* THE EXERCISE: Search the material for the word "matplotlib" and copy each line that holds it.

* GIVEN MATERIAL:
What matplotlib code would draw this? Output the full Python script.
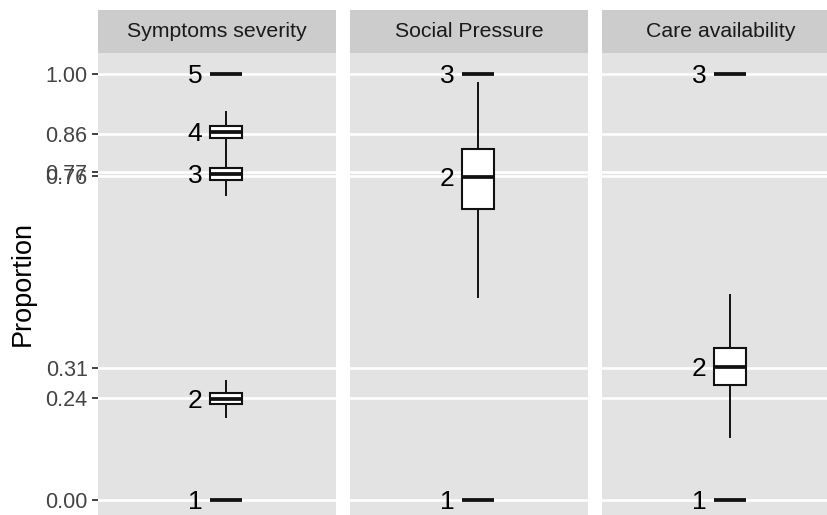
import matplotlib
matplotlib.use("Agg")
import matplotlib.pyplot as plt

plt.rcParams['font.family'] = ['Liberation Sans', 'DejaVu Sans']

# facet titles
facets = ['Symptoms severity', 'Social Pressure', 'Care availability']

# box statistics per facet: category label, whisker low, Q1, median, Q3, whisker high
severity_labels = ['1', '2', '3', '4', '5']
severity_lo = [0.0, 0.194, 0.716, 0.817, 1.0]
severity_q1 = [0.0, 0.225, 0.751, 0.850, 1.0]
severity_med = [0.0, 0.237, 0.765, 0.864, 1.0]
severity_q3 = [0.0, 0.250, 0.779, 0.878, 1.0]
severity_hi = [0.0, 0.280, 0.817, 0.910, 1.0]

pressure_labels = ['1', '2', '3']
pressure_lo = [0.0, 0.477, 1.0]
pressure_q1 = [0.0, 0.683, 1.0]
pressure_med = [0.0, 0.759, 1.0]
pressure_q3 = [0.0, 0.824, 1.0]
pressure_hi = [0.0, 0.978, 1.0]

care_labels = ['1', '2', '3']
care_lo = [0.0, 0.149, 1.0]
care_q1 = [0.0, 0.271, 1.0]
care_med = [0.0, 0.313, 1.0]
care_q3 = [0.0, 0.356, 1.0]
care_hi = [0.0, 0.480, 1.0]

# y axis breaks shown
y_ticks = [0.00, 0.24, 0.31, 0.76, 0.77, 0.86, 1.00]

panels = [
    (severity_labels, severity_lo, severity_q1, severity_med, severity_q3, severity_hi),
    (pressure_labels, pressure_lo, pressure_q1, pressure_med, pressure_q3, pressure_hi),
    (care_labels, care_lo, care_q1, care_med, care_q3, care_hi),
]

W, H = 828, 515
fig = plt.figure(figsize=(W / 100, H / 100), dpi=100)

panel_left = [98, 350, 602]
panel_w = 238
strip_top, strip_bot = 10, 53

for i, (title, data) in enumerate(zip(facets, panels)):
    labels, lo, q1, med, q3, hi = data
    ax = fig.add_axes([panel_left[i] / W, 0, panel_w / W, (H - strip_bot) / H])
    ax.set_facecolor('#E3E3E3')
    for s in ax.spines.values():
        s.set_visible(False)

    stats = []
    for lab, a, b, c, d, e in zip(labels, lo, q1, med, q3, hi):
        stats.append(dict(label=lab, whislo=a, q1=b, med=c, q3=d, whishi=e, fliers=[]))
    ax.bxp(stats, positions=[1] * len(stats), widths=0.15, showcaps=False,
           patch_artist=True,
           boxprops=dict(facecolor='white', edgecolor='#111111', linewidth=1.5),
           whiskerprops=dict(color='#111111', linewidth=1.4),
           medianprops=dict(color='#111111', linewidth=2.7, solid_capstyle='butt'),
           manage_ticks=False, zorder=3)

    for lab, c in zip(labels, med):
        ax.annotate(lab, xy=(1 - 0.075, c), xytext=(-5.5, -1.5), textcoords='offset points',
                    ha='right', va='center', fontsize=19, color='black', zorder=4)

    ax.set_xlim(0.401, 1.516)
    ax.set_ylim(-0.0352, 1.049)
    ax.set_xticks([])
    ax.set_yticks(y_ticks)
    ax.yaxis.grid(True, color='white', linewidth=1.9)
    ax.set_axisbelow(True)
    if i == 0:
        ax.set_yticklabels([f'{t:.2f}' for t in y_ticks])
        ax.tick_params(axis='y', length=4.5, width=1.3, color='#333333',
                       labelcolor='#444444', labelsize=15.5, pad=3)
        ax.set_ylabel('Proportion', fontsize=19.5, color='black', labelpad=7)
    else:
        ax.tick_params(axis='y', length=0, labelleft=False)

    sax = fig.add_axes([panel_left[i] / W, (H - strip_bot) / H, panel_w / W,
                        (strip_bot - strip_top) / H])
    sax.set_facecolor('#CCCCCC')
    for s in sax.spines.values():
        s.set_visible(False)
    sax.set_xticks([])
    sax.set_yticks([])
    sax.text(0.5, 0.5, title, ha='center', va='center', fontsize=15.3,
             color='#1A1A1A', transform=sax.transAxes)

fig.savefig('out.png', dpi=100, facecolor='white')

* ANSWER IN FULL:
What matplotlib code would draw this? Output the full Python script.
import matplotlib
matplotlib.use("Agg")
import matplotlib.pyplot as plt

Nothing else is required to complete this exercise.